_Figure scripts:_

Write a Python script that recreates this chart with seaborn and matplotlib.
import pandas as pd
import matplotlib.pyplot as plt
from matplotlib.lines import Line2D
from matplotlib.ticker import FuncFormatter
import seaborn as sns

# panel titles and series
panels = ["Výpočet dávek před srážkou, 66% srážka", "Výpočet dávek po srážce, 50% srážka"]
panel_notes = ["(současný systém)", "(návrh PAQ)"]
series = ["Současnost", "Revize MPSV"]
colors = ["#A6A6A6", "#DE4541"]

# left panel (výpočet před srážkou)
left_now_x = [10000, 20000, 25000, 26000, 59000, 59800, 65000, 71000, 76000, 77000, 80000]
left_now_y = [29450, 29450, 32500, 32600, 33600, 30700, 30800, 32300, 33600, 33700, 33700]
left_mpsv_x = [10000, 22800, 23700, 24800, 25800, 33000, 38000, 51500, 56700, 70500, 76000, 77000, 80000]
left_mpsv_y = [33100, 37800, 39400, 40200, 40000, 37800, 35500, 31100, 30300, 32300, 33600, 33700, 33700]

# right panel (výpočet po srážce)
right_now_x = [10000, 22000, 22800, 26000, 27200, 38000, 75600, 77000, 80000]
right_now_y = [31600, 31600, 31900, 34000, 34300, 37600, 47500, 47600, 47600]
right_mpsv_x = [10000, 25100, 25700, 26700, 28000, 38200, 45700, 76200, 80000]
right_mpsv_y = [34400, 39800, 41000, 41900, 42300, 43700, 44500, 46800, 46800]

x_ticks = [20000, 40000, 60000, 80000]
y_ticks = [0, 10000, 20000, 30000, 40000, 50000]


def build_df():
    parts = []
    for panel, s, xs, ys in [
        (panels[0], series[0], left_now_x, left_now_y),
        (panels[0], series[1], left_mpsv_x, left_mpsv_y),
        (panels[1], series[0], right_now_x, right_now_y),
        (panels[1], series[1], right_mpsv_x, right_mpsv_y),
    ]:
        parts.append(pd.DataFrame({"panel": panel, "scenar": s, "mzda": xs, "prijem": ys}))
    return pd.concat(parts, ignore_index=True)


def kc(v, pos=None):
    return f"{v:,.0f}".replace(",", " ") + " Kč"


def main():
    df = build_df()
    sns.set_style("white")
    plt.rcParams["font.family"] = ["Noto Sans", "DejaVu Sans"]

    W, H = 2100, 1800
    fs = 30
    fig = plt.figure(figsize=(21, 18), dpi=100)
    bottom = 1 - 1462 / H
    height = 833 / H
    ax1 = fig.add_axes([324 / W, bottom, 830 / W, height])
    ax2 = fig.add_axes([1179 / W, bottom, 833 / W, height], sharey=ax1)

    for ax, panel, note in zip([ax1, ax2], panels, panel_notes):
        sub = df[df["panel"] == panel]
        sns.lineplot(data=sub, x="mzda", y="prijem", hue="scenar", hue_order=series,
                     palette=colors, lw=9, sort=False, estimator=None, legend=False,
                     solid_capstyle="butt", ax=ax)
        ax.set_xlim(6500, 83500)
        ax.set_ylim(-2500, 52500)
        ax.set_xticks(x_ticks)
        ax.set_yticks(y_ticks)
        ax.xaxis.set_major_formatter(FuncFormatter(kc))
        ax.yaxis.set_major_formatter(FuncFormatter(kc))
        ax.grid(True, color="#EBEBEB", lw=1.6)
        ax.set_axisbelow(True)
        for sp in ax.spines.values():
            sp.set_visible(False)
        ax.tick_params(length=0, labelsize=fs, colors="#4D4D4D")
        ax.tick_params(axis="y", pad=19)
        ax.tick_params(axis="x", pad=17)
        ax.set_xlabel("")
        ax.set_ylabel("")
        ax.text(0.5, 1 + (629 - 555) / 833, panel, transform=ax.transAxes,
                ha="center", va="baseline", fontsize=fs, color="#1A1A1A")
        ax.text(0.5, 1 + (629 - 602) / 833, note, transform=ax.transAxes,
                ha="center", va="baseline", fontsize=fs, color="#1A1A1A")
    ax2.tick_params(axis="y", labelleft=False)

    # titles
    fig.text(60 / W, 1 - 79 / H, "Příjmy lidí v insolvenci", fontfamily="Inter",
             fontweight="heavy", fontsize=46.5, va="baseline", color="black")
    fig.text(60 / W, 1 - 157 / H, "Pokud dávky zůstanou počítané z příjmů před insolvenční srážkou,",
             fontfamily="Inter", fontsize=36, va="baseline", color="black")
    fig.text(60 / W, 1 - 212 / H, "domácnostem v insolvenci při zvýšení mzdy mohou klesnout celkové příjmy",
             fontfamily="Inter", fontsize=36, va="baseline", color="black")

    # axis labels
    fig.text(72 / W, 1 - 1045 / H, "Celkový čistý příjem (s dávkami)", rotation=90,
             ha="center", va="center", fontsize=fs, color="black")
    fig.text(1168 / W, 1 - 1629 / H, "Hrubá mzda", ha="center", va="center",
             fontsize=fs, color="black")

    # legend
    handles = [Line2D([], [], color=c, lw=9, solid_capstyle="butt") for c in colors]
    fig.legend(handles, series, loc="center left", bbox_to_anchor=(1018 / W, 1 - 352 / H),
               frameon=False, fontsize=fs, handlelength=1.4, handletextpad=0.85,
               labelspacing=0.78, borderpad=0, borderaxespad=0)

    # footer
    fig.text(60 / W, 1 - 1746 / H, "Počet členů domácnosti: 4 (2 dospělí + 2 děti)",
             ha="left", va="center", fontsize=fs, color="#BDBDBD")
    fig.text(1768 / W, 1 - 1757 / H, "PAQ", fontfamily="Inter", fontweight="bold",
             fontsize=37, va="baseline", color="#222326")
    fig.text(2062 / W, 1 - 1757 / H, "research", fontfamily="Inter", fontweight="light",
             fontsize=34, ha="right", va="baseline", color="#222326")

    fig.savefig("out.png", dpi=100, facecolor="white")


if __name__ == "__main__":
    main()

--

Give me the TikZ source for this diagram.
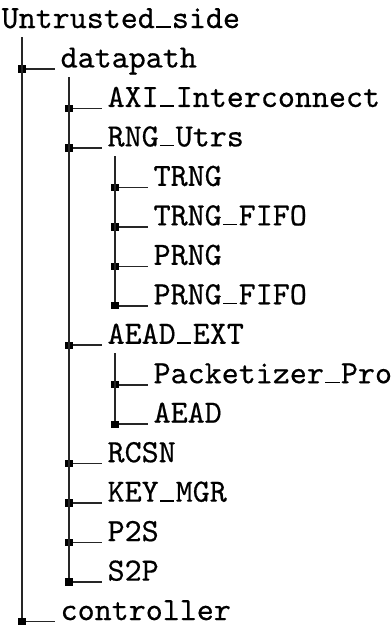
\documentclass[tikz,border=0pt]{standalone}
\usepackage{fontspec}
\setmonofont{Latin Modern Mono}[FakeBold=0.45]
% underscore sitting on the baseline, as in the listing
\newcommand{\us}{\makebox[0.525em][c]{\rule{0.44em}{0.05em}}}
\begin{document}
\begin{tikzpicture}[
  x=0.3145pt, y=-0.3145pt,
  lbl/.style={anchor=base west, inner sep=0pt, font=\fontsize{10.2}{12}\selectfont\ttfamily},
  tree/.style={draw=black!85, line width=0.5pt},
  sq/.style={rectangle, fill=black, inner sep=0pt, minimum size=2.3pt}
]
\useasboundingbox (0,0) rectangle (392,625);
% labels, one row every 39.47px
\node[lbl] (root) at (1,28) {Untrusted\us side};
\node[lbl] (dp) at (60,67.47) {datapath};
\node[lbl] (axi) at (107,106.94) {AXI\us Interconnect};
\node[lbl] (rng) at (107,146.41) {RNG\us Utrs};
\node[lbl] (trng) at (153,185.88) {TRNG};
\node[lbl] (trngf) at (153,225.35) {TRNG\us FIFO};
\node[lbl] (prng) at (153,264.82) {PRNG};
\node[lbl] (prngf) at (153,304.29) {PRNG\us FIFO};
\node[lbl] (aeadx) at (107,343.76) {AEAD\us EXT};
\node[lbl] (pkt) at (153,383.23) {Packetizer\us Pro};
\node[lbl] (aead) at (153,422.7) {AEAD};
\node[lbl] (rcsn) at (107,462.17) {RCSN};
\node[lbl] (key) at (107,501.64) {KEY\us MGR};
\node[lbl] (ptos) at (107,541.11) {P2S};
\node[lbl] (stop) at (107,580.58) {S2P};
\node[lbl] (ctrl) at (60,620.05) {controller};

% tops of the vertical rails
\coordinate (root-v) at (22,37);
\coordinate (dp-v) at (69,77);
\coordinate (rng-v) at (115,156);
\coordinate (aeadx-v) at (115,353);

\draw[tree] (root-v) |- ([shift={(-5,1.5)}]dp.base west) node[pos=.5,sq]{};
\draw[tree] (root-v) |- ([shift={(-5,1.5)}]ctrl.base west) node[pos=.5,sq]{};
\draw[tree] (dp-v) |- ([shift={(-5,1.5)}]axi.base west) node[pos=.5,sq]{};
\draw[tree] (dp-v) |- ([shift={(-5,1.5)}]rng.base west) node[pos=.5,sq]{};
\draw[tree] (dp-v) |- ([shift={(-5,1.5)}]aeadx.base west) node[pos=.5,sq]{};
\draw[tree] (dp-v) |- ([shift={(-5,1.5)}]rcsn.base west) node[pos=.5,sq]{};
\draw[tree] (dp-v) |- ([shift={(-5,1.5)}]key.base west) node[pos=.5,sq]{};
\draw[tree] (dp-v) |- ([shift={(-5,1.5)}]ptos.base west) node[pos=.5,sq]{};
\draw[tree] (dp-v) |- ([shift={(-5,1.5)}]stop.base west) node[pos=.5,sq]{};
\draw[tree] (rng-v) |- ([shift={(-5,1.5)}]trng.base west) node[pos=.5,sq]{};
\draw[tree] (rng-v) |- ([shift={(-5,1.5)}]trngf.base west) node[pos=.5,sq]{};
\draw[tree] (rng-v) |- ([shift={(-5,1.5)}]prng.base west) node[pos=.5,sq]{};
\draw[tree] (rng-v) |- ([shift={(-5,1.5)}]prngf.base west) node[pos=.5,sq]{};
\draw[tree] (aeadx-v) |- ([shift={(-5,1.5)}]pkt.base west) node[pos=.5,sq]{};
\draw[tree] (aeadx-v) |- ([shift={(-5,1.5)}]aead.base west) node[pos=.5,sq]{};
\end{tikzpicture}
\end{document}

==

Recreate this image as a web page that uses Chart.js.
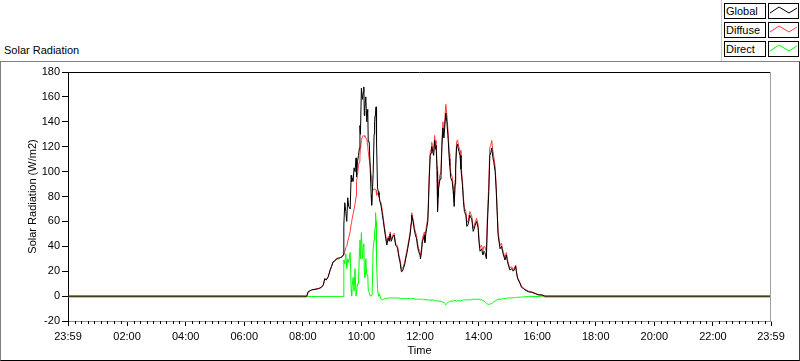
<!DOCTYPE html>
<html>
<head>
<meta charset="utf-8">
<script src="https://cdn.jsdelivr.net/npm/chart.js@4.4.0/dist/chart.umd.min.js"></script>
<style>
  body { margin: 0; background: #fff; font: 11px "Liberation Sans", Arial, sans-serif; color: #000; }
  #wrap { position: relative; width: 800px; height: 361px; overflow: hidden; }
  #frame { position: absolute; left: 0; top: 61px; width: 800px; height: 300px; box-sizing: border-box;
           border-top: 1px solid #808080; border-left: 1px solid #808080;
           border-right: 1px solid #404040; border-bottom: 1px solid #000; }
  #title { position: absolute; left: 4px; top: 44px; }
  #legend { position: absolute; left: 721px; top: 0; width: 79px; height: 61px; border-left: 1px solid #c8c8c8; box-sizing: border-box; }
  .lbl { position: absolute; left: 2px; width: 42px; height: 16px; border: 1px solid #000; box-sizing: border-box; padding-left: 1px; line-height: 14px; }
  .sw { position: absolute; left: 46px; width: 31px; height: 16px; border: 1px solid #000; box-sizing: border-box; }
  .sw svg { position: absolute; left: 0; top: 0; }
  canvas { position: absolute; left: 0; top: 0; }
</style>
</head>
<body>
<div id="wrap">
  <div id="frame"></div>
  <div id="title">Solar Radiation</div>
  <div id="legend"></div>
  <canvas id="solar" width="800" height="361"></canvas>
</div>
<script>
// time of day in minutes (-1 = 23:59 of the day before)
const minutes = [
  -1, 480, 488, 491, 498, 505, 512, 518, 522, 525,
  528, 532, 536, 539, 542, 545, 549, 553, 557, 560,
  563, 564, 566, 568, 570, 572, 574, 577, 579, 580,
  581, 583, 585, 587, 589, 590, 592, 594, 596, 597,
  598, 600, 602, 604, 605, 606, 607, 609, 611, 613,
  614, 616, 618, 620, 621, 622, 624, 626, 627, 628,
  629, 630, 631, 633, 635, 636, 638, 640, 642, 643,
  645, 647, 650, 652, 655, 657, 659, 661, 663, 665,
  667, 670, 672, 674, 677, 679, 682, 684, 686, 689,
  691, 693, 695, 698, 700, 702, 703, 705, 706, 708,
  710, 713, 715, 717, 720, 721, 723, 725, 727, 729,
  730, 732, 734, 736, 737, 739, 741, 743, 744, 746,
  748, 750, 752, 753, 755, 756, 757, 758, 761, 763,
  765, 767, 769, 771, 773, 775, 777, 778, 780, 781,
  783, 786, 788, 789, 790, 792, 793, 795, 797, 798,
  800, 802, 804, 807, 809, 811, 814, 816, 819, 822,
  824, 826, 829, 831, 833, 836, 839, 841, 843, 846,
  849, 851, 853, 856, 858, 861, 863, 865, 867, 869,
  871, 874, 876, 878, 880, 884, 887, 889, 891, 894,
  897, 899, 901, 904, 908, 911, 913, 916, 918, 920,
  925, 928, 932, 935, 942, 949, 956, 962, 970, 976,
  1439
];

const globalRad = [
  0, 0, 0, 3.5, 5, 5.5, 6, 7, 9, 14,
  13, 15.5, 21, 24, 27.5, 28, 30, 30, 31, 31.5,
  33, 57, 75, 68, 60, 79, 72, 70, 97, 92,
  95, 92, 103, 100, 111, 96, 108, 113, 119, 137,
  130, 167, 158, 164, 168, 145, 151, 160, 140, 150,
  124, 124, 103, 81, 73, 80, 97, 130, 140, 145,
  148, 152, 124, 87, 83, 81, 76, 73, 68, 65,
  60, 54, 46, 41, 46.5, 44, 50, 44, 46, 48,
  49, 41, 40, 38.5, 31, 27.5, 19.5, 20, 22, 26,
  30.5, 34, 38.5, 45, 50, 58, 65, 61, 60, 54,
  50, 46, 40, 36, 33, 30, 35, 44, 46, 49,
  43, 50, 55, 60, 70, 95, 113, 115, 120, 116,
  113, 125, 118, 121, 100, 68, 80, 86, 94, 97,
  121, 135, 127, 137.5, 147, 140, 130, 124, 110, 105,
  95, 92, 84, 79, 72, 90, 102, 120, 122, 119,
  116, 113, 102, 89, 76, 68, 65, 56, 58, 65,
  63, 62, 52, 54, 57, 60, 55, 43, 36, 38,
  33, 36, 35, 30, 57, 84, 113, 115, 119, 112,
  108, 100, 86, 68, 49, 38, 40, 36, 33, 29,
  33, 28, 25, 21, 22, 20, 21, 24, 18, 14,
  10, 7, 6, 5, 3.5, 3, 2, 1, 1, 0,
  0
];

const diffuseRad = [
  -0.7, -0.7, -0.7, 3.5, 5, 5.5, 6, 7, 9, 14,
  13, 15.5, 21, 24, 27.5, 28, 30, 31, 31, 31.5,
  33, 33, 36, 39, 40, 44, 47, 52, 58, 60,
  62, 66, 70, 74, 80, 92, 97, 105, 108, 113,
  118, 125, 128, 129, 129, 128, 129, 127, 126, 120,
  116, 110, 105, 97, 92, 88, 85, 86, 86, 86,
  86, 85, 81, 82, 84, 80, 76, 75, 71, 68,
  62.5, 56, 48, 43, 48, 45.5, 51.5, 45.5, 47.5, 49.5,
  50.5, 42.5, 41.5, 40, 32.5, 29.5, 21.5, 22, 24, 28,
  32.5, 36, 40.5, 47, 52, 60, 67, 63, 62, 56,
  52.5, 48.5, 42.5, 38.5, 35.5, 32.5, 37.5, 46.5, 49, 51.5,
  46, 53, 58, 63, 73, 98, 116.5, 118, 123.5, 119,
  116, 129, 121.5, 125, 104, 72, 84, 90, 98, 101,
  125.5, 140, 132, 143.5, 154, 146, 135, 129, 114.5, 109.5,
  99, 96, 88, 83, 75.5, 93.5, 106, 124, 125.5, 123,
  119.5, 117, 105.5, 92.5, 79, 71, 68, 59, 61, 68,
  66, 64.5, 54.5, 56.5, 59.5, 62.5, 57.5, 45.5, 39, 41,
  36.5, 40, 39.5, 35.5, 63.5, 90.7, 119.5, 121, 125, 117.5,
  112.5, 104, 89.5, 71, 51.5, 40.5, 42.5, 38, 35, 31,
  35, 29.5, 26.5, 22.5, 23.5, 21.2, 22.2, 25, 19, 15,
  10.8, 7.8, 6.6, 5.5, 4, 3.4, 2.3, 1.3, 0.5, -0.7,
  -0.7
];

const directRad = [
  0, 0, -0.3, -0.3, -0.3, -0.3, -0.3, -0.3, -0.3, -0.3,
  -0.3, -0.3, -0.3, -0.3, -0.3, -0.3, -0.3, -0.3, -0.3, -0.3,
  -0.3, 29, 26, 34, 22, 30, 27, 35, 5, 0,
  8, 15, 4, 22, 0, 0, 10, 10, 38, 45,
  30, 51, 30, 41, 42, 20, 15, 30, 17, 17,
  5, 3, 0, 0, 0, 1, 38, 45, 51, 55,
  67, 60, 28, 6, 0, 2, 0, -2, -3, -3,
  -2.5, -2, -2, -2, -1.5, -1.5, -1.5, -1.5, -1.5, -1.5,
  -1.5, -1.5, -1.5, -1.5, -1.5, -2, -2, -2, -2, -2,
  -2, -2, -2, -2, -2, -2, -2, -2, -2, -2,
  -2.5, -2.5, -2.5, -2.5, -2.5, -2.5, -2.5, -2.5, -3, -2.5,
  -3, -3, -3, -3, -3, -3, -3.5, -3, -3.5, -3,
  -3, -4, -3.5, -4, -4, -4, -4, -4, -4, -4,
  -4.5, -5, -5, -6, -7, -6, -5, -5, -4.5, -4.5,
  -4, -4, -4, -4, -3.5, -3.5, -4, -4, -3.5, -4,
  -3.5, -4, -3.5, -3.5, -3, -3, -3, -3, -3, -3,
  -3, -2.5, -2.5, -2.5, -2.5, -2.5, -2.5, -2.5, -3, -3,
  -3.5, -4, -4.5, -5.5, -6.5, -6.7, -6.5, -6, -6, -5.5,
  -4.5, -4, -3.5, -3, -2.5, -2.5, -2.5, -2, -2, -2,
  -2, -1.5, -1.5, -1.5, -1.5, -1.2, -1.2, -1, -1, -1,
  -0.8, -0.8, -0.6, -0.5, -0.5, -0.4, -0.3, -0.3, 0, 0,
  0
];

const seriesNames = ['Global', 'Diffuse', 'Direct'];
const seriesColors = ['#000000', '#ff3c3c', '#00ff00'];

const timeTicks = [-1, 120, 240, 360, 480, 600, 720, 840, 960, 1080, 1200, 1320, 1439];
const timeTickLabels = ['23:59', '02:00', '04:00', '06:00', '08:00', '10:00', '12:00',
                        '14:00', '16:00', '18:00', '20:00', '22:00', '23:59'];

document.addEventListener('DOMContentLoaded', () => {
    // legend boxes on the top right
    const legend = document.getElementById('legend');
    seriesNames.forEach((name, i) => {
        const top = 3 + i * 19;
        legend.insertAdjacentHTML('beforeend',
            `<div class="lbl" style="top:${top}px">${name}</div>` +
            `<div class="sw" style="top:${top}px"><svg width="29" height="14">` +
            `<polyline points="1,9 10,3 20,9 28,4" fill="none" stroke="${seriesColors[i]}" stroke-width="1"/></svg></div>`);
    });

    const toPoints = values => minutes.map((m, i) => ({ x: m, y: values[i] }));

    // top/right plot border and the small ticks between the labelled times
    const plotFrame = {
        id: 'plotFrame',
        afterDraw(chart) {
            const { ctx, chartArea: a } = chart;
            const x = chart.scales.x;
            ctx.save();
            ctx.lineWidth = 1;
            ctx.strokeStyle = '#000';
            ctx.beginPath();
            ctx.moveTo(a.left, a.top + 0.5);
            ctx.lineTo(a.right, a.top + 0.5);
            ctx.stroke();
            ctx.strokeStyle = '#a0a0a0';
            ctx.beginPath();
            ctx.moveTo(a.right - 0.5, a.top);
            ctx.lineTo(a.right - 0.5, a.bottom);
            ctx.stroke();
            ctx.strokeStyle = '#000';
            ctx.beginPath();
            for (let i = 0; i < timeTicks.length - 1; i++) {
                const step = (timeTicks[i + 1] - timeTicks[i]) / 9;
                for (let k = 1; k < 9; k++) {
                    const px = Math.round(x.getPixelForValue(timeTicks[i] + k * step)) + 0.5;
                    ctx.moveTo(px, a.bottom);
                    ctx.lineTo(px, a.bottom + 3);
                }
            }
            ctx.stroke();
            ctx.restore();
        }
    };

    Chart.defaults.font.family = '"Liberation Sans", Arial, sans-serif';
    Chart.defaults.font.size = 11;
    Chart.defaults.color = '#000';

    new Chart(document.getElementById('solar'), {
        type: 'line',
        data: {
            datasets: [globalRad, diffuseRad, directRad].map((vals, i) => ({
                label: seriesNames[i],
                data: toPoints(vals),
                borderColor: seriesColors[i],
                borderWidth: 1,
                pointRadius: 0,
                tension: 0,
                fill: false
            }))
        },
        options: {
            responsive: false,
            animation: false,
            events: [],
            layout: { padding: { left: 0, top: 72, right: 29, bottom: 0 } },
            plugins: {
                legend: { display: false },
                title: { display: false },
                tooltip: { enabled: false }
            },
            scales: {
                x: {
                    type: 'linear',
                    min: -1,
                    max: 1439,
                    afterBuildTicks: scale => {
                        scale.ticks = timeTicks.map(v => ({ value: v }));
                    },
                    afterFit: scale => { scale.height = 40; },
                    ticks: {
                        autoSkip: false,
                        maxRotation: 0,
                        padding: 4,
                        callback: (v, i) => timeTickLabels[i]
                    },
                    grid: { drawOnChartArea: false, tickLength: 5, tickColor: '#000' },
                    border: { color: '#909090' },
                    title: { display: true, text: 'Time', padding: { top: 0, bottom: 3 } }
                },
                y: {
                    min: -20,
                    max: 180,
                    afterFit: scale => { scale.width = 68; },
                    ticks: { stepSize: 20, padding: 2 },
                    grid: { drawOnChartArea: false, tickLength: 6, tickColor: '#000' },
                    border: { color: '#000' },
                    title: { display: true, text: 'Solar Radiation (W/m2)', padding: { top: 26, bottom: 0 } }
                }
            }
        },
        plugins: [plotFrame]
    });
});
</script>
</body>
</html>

_SHORT TASK:_ Reproduce verbatim only the segment of the listing bounded by the line containing "Write a Python" and the line containing "y_ticks = [0, 10000, 20000, 30000, 40000, 50000]", with both boundary lines included.

_ANSWER TO THE EXERCISE:_
Write a Python script that recreates this chart with seaborn and matplotlib.
import pandas as pd
import matplotlib.pyplot as plt
from matplotlib.lines import Line2D
from matplotlib.ticker import FuncFormatter
import seaborn as sns

# panel titles and series
panels = ["Výpočet dávek před srážkou, 66% srážka", "Výpočet dávek po srážce, 50% srážka"]
panel_notes = ["(současný systém)", "(návrh PAQ)"]
series = ["Současnost", "Revize MPSV"]
colors = ["#A6A6A6", "#DE4541"]

# left panel (výpočet před srážkou)
left_now_x = [10000, 20000, 25000, 26000, 59000, 59800, 65000, 71000, 76000, 77000, 80000]
left_now_y = [29450, 29450, 32500, 32600, 33600, 30700, 30800, 32300, 33600, 33700, 33700]
left_mpsv_x = [10000, 22800, 23700, 24800, 25800, 33000, 38000, 51500, 56700, 70500, 76000, 77000, 80000]
left_mpsv_y = [33100, 37800, 39400, 40200, 40000, 37800, 35500, 31100, 30300, 32300, 33600, 33700, 33700]

# right panel (výpočet po srážce)
right_now_x = [10000, 22000, 22800, 26000, 27200, 38000, 75600, 77000, 80000]
right_now_y = [31600, 31600, 31900, 34000, 34300, 37600, 47500, 47600, 47600]
right_mpsv_x = [10000, 25100, 25700, 26700, 28000, 38200, 45700, 76200, 80000]
right_mpsv_y = [34400, 39800, 41000, 41900, 42300, 43700, 44500, 46800, 46800]

x_ticks = [20000, 40000, 60000, 80000]
y_ticks = [0, 10000, 20000, 30000, 40000, 50000]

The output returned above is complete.